The defining test is whether the parent company changes a decision because of something the lab learned.

If yes, it is a working lab. If no, it is overhead.

What is a digital innovation lab in simple terms?
A digital innovation lab is a small, separately funded team inside a larger company that builds and tests digital prototypes the way a startup would. It exists so that new ideas can reach customers without waiting for the parent company's normal product cycle.
What is the difference between an innovation lab and an R&D department?
R&D departments typically work on long-horizon technology research that may take years to commercialize. Innovation labs work on shorter cycles measured in weeks, focus on customer validation rather than pure research, and use lean startup methods to decide what to scale.
Why do most corporate innovation labs fail?
Capgemini's research found that 80 to 90% of corporate innovation centers fail to make their organizations more innovative. The most common reasons are no integration path between the lab and core business units, no recurring funding model, and an executive sponsor who leaves before the lab's projects ship.
How much does it cost to set up a digital innovation lab?

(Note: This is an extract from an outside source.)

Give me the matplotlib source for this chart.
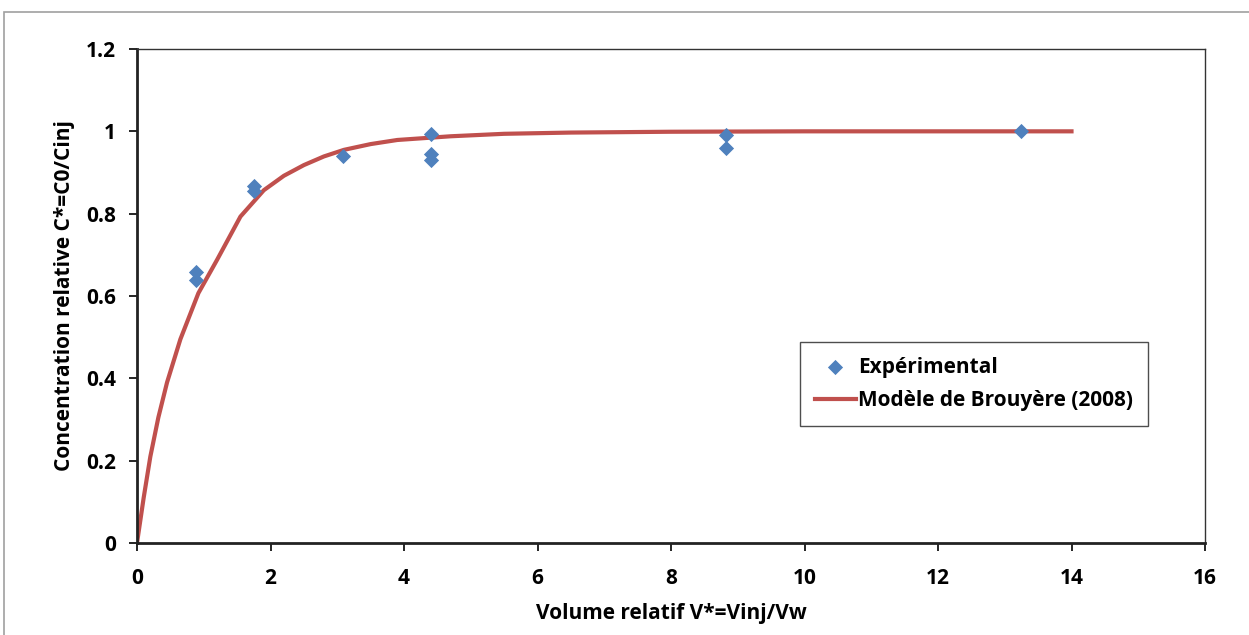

Costs vary widely. A lean internal lab with five to ten people and shared office space can run $1 to $3 million annually, while flagship labs with custom buildings and dedicated venture funding can exceed $50 million per year. Most working labs start small and scale only after validating their first wins.
What technologies do digital innovation labs typically work on?
The current focus areas are generative AI, agentic systems, edge computing, IoT, and immersive interfaces such as AR and VR. The choice of technology should follow from a customer or operational problem the parent company actually has, not the other way around.
Who should lead a digital innovation lab?
The lab's day-to-day leader is usually a former founder or product executive with shipping experience. Just as important is an executive sponsor, typically a C-level officer, who controls budget and can move validated prototypes into a business unit. Labs without both rarely outlast a single budget cycle.